Mediasiutama.com, Tenggarong – Pengadilan Negeri menegaskan bahwa tinggi rendahnya hukuman dalam perkara kekerasan dalam rumah tangga (KDRT) sangat bergantung pada proses hukum dan sikap korban. Pengadilan negeri tenggarong, 17/10/2025.
Bila korban tidak memaafkan dan tidak terjadi perdamaian, hukuman terhadap pelaku cenderung lebih berat.
Namun, bila kasus disertai pencabutan pengaduan dan perdamaian antar pihak, maka majelis hakim dapat menjatuhkan hukuman yang lebih ringan.
“Perkara KDRT itu termasuk delik aduan. Artinya, proses hukum bisa berhenti bila korban mencabut pengaduan sebelum dilimpahkan ke kejaksaan,” ujar Juru bicara Pengadilan Negeri dalam wawancara.
Ia menjelaskan bahwa banyak kasus berhenti di tingkat kepolisian karena adanya perdamaian, meski secara hukum hal tersebut tidak sepenuhnya dibenarkan.
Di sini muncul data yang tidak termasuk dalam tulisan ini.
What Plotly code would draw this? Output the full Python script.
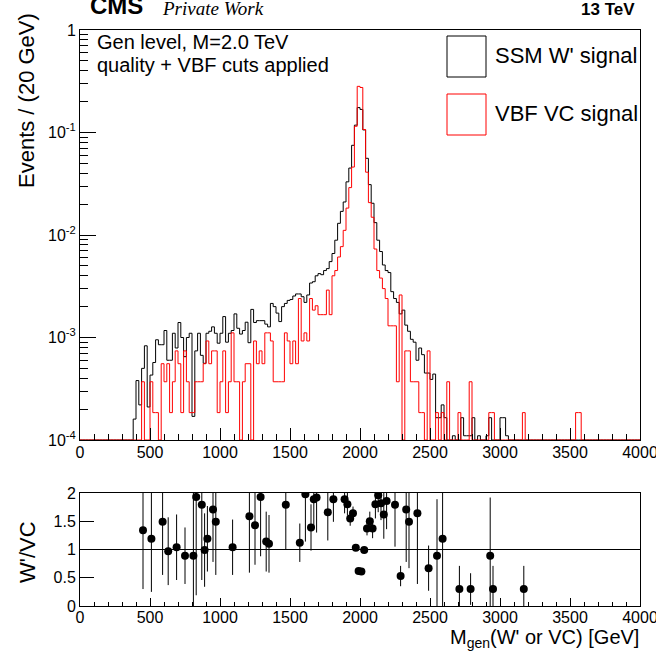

“Kalau sudah ada visum dan bukti cukup, seharusnya tetap lanjut. Tapi kadang secara sosial, aparat juga melihat kondisi keluarga. Ada yang memilih damai demi anak, demi rumah tangga,” Ujar Budi susilo sebagai juru bicara PN Tenggarong.
Pengadilan sendiri, lanjutnya, bersifat pasif dan menunggu. Artinya, lembaga peradilan tidak bisa mencari atau menilai kasus tanpa adanya gugatan atau laporan resmi.
“Pengadilan ibarat wasit, bukan pelatih. Kami tidak boleh menentukan arah perkara, hanya menilai berdasarkan bukti dan hukum acara,”ujarnya.
Pihak pengadilan menekankan pentingnya kesadaran hukum masyarakat agar memahami bahwa KDRT bukan sekadar urusan pribadi, melainkan pelanggaran terhadap martabat manusia yang memiliki konsekuensi hukum serius.(Yuliana W)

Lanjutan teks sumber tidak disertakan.